You've probably already worked out that it's a shooting game, and it was made by a team called CO2-PRO, who made a few other PC98 shooters, including the Gradius fangame GARUDIUS 95 and the okay-but-nothing-special Last Breaker. Their body of work, as well as the quality of it suggests that CO2-PRO were big fans of the genre. And this love especially shows in FZK.
It plays fast, with lots of enemies and bullets constantly onscereen. There are three weapons to choose from, a red spread gun that's kind of weak and useless, blue bendy homing lasers, and a very powerful yellow gun that fires straight ahead. You also have the usual bullet-cancelling bombs, but in a nice touch, the bombs look different depending on which weapon you have at the time: red bombs release a bunch of toaplan-esque skull-shaped explosions up the screen, blue bombs summon four extra ships to shoot a giant screen-filling array of lasers, and the most spectacular bombs are the yellows, which summon a giant celestial hand to fill the screen with bolts of lightning.
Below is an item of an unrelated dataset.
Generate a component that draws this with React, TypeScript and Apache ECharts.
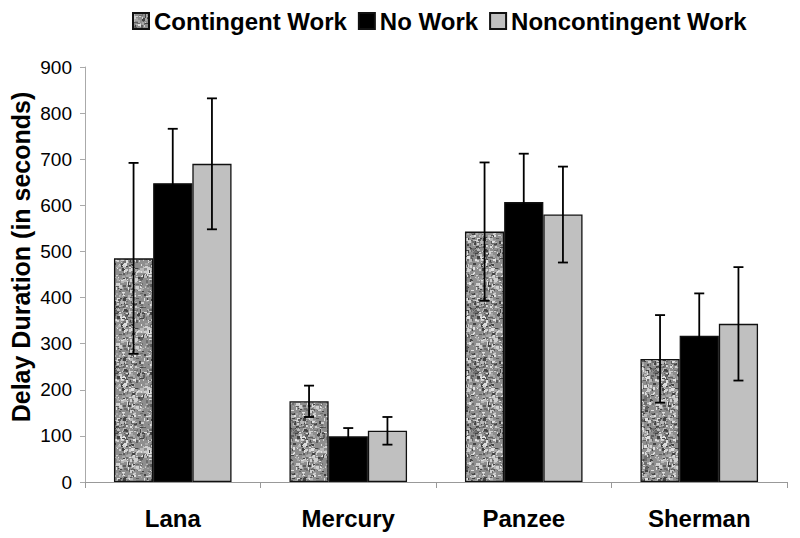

The game also has a number of different scoring methods, ranging from the obvious (finish a stage without dying or using any bombs to add multipliers to your end of stage bonuses) to the obscure (at least three different techniques of getting big points from the Eighting/Raizing reminiscent medals that enemies often drop).
The only negative criticism I can give this game is that it is a little bit too easy. I'm not even very good at shooting games, and I can get pretty far into the final stage on a single credit. That's on the default settings, though, and you can always turn the difficulty up.
If you're at all interested in shooting games, I very much recommend you seek out and play Flame Zapper Kotsujin.

1 comment:

  1. Awesome review. Although you really haven't played the game until you play very hard and try 超(super) mania at least once. Truly a game for those who love difficulty.